** START OF Dataset entries **

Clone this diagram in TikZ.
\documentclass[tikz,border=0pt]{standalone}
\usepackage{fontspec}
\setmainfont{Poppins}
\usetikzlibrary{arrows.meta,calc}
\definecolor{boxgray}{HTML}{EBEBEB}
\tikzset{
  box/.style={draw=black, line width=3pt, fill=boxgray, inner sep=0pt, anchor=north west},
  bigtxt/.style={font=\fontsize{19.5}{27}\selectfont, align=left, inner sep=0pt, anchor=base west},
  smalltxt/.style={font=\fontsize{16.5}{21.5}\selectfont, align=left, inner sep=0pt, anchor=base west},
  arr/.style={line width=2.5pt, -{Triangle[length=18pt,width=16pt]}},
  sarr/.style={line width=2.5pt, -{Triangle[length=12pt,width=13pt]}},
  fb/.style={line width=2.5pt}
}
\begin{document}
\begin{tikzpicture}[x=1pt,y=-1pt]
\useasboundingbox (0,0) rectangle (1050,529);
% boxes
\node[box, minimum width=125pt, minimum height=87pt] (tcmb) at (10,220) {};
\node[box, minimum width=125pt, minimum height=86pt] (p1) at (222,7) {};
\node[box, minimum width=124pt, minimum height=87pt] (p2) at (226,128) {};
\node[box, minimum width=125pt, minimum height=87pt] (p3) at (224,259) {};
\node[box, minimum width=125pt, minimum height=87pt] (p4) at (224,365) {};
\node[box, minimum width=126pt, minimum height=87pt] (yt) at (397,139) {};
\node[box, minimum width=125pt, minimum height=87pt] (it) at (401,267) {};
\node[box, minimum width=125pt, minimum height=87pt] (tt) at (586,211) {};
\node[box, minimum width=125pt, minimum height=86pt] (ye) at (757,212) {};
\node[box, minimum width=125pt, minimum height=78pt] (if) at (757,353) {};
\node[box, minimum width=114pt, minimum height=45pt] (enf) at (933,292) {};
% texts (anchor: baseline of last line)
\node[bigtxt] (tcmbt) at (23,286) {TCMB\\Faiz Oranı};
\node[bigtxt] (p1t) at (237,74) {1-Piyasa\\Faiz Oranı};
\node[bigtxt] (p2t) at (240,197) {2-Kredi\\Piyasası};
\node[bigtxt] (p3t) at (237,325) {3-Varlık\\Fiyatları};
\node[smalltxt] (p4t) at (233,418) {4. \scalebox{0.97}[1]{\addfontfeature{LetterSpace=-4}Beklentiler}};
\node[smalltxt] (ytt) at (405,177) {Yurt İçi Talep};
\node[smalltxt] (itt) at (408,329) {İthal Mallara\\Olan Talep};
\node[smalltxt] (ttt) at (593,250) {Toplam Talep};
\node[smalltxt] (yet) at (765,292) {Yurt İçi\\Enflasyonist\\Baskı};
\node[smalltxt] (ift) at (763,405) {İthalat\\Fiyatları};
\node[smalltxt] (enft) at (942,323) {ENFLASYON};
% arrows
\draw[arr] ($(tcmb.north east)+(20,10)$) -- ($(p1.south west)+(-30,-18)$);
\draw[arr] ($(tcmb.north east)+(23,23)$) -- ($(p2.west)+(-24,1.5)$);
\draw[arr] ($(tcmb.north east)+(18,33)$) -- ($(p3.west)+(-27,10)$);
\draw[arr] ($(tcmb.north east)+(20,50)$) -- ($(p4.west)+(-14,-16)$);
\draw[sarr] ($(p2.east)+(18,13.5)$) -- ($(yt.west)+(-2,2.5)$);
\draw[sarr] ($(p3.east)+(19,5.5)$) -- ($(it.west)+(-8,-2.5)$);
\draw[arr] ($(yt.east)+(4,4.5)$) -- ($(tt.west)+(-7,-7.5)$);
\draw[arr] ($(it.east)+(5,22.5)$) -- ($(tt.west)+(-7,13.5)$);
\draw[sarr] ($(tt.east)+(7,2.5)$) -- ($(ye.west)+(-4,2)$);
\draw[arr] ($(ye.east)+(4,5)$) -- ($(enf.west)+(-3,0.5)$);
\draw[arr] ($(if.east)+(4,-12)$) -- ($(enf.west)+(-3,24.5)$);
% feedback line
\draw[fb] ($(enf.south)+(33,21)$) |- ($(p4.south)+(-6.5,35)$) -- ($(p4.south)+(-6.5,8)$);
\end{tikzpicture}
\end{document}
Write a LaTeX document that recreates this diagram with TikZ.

** END OF Dataset entries **

Problem details –
Reproduce all of the data exactly as given.

Problem solution –
Clone this diagram in TikZ.
\documentclass[tikz,border=0pt]{standalone}
\usepackage{fontspec}
\setmainfont{Poppins}
\usetikzlibrary{arrows.meta,calc}
\definecolor{boxgray}{HTML}{EBEBEB}
\tikzset{
  box/.style={draw=black, line width=3pt, fill=boxgray, inner sep=0pt, anchor=north west},
  bigtxt/.style={font=\fontsize{19.5}{27}\selectfont, align=left, inner sep=0pt, anchor=base west},
  smalltxt/.style={font=\fontsize{16.5}{21.5}\selectfont, align=left, inner sep=0pt, anchor=base west},
  arr/.style={line width=2.5pt, -{Triangle[length=18pt,width=16pt]}},
  sarr/.style={line width=2.5pt, -{Triangle[length=12pt,width=13pt]}},
  fb/.style={line width=2.5pt}
}
\begin{document}
\begin{tikzpicture}[x=1pt,y=-1pt]
\useasboundingbox (0,0) rectangle (1050,529);
% boxes
\node[box, minimum width=125pt, minimum height=87pt] (tcmb) at (10,220) {};
\node[box, minimum width=125pt, minimum height=86pt] (p1) at (222,7) {};
\node[box, minimum width=124pt, minimum height=87pt] (p2) at (226,128) {};
\node[box, minimum width=125pt, minimum height=87pt] (p3) at (224,259) {};
\node[box, minimum width=125pt, minimum height=87pt] (p4) at (224,365) {};
\node[box, minimum width=126pt, minimum height=87pt] (yt) at (397,139) {};
\node[box, minimum width=125pt, minimum height=87pt] (it) at (401,267) {};
\node[box, minimum width=125pt, minimum height=87pt] (tt) at (586,211) {};
\node[box, minimum width=125pt, minimum height=86pt] (ye) at (757,212) {};
\node[box, minimum width=125pt, minimum height=78pt] (if) at (757,353) {};
\node[box, minimum width=114pt, minimum height=45pt] (enf) at (933,292) {};
% texts (anchor: baseline of last line)
\node[bigtxt] (tcmbt) at (23,286) {TCMB\\Faiz Oranı};
\node[bigtxt] (p1t) at (237,74) {1-Piyasa\\Faiz Oranı};
\node[bigtxt] (p2t) at (240,197) {2-Kredi\\Piyasası};
\node[bigtxt] (p3t) at (237,325) {3-Varlık\\Fiyatları};
\node[smalltxt] (p4t) at (233,418) {4. \scalebox{0.97}[1]{\addfontfeature{LetterSpace=-4}Beklentiler}};
\node[smalltxt] (ytt) at (405,177) {Yurt İçi Talep};
\node[smalltxt] (itt) at (408,329) {İthal Mallara\\Olan Talep};
\node[smalltxt] (ttt) at (593,250) {Toplam Talep};
\node[smalltxt] (yet) at (765,292) {Yurt İçi\\Enflasyonist\\Baskı};
\node[smalltxt] (ift) at (763,405) {İthalat\\Fiyatları};
\node[smalltxt] (enft) at (942,323) {ENFLASYON};
% arrows
\draw[arr] ($(tcmb.north east)+(20,10)$) -- ($(p1.south west)+(-30,-18)$);
\draw[arr] ($(tcmb.north east)+(23,23)$) -- ($(p2.west)+(-24,1.5)$);
\draw[arr] ($(tcmb.north east)+(18,33)$) -- ($(p3.west)+(-27,10)$);
\draw[arr] ($(tcmb.north east)+(20,50)$) -- ($(p4.west)+(-14,-16)$);
\draw[sarr] ($(p2.east)+(18,13.5)$) -- ($(yt.west)+(-2,2.5)$);
\draw[sarr] ($(p3.east)+(19,5.5)$) -- ($(it.west)+(-8,-2.5)$);
\draw[arr] ($(yt.east)+(4,4.5)$) -- ($(tt.west)+(-7,-7.5)$);
\draw[arr] ($(it.east)+(5,22.5)$) -- ($(tt.west)+(-7,13.5)$);
\draw[sarr] ($(tt.east)+(7,2.5)$) -- ($(ye.west)+(-4,2)$);
\draw[arr] ($(ye.east)+(4,5)$) -- ($(enf.west)+(-3,0.5)$);
\draw[arr] ($(if.east)+(4,-12)$) -- ($(enf.west)+(-3,24.5)$);
% feedback line
\draw[fb] ($(enf.south)+(33,21)$) |- ($(p4.south)+(-6.5,35)$) -- ($(p4.south)+(-6.5,8)$);
\end{tikzpicture}
\end{document}
Write a LaTeX document that recreates this diagram with TikZ.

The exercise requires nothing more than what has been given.